W każdym razie przekaz jest jasny – wszystko jest ok, spory wewnętrzne („w rodzinie”) są dla dobra kraju, a kto na tym próbuje ubić własne interesy, zostanie powstrzymany. Bardzo jestem ciekawa, co teraz zrobią biedne otumanione pieski, które przez trzy miesiące tak pracowicie obsikiwały PAD – rzucą się na Naczelnika? Może tak być, pierwsze trąbki już grają [TUTAJ], jeszcze będzie ciekawie :))
Widzi ,ze dał ciała i teraz rozpowiada jakie to nowe siły za nim stoja ale jakoś nazwisk nie ujawnia bo pewnie tacy sami jak on.
Wierni akolici nie oleją nigdy Pana Prezesa bo mamy za sobą Długi Marsz ale obszczymury to i tak.i na nich pewnie liczysz .Licz sobie do woli ...!`
Jednakowoż tym razem nie zdzierżę.
Eska najwidoczniej cierpi albo na syndrom odrzuconej miłości do PiS, albo na recydywę umoczenia w polityce sprzed lat, dajmy na to - kilkunastu co najmniej. Przypomnijmy sobie, kto wówczas w Polsce rządził, to jest ważne - Eska lubi się przechwalać, i przy okazji wtrąca mimochodem, że ona takoż, że wysoko, że blisko, że w jakichś bliżej nie nazwanych gremiach - itd..
Osobiście mi to nie przeszkadza, pod warunkiem wszakże, że mówi co ma do powiedzenia nie insynuując oraz informuje, nie uciekając się do sugestii, że coś wie, ale nie powie.
W dotychczasowym trybie niebezpiecznie szybko upodabnia się do Pawlaka rozradowanego tym, że "sąsiadowi konia ukradli, a taki był śliczny, amerykański".
Zalinkowanie przez nią konkretnego fragmentu dyskusji na blogu Ściosa jest wyjątkowo nieuczciwym zabiegiem, bo parę postów wyżej dyskusja dotyczy Dudy, i nie jest dla jej pupilka pochlebna.

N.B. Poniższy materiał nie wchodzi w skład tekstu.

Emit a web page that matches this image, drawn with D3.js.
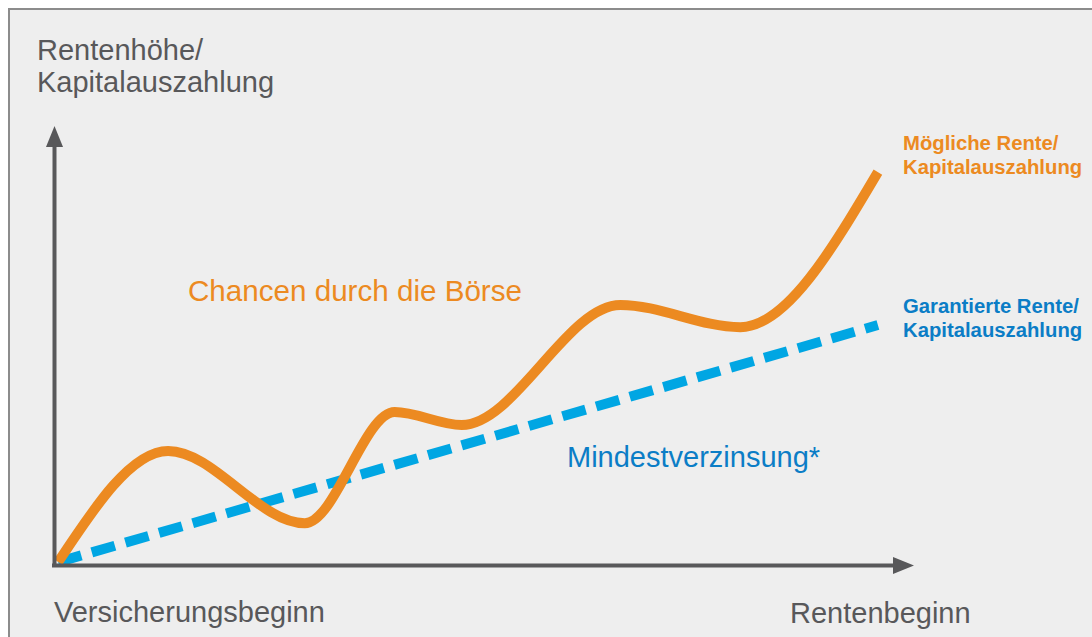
<!DOCTYPE html>
<html>
<head>
<meta charset="utf-8">
<script src="https://cdn.jsdelivr.net/npm/d3@7"></script>
<style>
    body { margin: 0; background: #ffffff; }
    svg { display: block; font-family: "Helvetica Neue", "Liberation Sans", Arial, sans-serif; }
</style>
</head>
<body>
<svg id="chart" width="1092" height="637"></svg>
<script>
// Schematic values (0..100 on both axes)
const chanceX = [0.5, 13.6, 29.9, 40.6, 48.6, 67.5, 81.8, 98.2];
const chanceY = [0.7, 27.3, 10.0, 36.6, 33.5, 62.2, 56.9, 94.0];
const guaranteeX = [0.5, 98.2];
const guaranteeY = [0.7, 57.4];

const yTitle = ["Rentenhöhe/", "Kapitalauszahlung"];
const xStartLabel = "Versicherungsbeginn";
const xEndLabel = "Rentenbeginn";
const chanceLabel = "Chancen durch die Börse";
const guaranteeLabel = "Mindestverzinsung*";
const chanceLegend = ["Mögliche Rente/", "Kapitalauszahlung"];
const guaranteeLegend = ["Garantierte Rente/", "Kapitalauszahlung"];

const ORANGE = "#ec8a21";
const BLUE_LINE = "#00a6e3";
const BLUE_TEXT = "#0b7dc6";
const GREY = "#58585a";

const svg = d3.select("#chart");

// frame
svg.append("rect")
    .attr("x", 9).attr("y", 9)
    .attr("width", 1100).attr("height", 640)
    .attr("fill", "#eeeeee")
    .attr("stroke", "#8c8c8c")
    .attr("stroke-width", 2);

// scales
const xScale = d3.scaleLinear().domain([0, 100]).range([54, 893]);
const yScale = d3.scaleLinear().domain([0, 100]).range([565, 147]);

// arrow head
svg.append("defs").append("marker")
    .attr("id", "arrow")
    .attr("viewBox", "0 0 21 17")
    .attr("refX", 0).attr("refY", 8.5)
    .attr("markerWidth", 21).attr("markerHeight", 17)
    .attr("markerUnits", "userSpaceOnUse")
    .attr("orient", "auto")
    .append("path")
    .attr("d", "M0,0L21,8.5L0,17Z")
    .attr("fill", GREY);

// axes without ticks
const xAxis = d3.axisBottom(xScale).ticks(0).tickSizeOuter(0);
const yAxis = d3.axisLeft(yScale).ticks(0).tickSizeOuter(0);

// lines
const line = d3.line()
    .x(d => xScale(d[0]))
    .y(d => yScale(d[1]));

svg.append("path")
    .datum(guaranteeX.map((x, i) => [x, guaranteeY[i]]))
    .attr("d", line)
    .attr("fill", "none")
    .attr("stroke", BLUE_LINE)
    .attr("stroke-width", 10)
    .attr("stroke-dasharray", "24,11");

svg.append("path")
    .datum(chanceX.map((x, i) => [x, chanceY[i]]))
    .attr("d", line.curve(d3.curveMonotoneX))
    .attr("fill", "none")
    .attr("stroke", ORANGE)
    .attr("stroke-width", 10)
    .attr("stroke-linecap", "butt");

const xAxisG = svg.append("g")
    .attr("transform", `translate(0,${yScale(0)})`)
    .call(xAxis);
const yAxisG = svg.append("g")
    .attr("transform", `translate(${xScale(0)},0)`)
    .call(yAxis);

[xAxisG, yAxisG].forEach(g => {
    g.select(".domain")
        .attr("stroke", GREY)
        .attr("stroke-width", 4)
        .attr("marker-end", "url(#arrow)");
});
// axis path starts at the corner; extend it a bit so the corner is closed
xAxisG.select(".domain").attr("d", `M${xScale(0) - 2},0.5H${xScale(100)}`);
yAxisG.select(".domain").attr("d", `M0.5,${yScale(0) + 2}V${yScale(100)}`);

// texts
const addText = (lines, x, y, dy, size, color, weight) => {
    const t = svg.append("text")
        .attr("x", x).attr("y", y)
        .attr("fill", color)
        .attr("font-size", size)
        .attr("font-weight", weight || "normal");
    lines.forEach((s, i) => {
        t.append("tspan").attr("x", x).attr("y", y + i * dy).text(s);
    });
};

addText(yTitle, 37, 60, 32, 29, GREY);
addText([xStartLabel], 54, 622, 0, 29, GREY);
addText([xEndLabel], 790, 623, 0, 29, GREY);
addText([chanceLabel], 188, 301, 0, 29.6, ORANGE);
addText([guaranteeLabel], 567, 467, 0, 29, BLUE_TEXT);
addText(chanceLegend, 903, 150, 24, 20.3, ORANGE, "bold");
addText(guaranteeLegend, 903, 313, 24, 20.3, BLUE_TEXT, "bold");
</script>
</body>
</html>
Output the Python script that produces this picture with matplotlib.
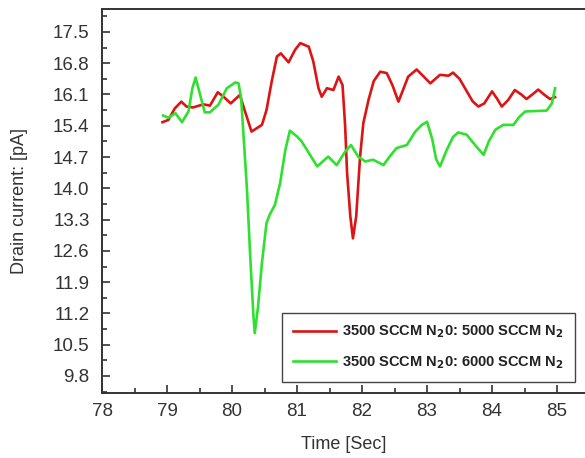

W dodatku Ścios posługując się prawdziwymi informacjami, do których ma dostęp, zazwyczaj ustawia dla PiS-u tak wysoko poprzeczkę, że próba sprostania tak postawionym oczekiwaniom oznacza zrzutkę i skręcenie karku za jednym razem.
Wielbiciele Dudy jak ten prostaczek, co to "byle co zje, byle co powie, i z byle czego się ucieszy"
A PiS-owski beton jakby zaczarowało - przeszła mu miłość do Dudy i się zarzeka, że "nie ma zamiaru wracać na stare śmieci".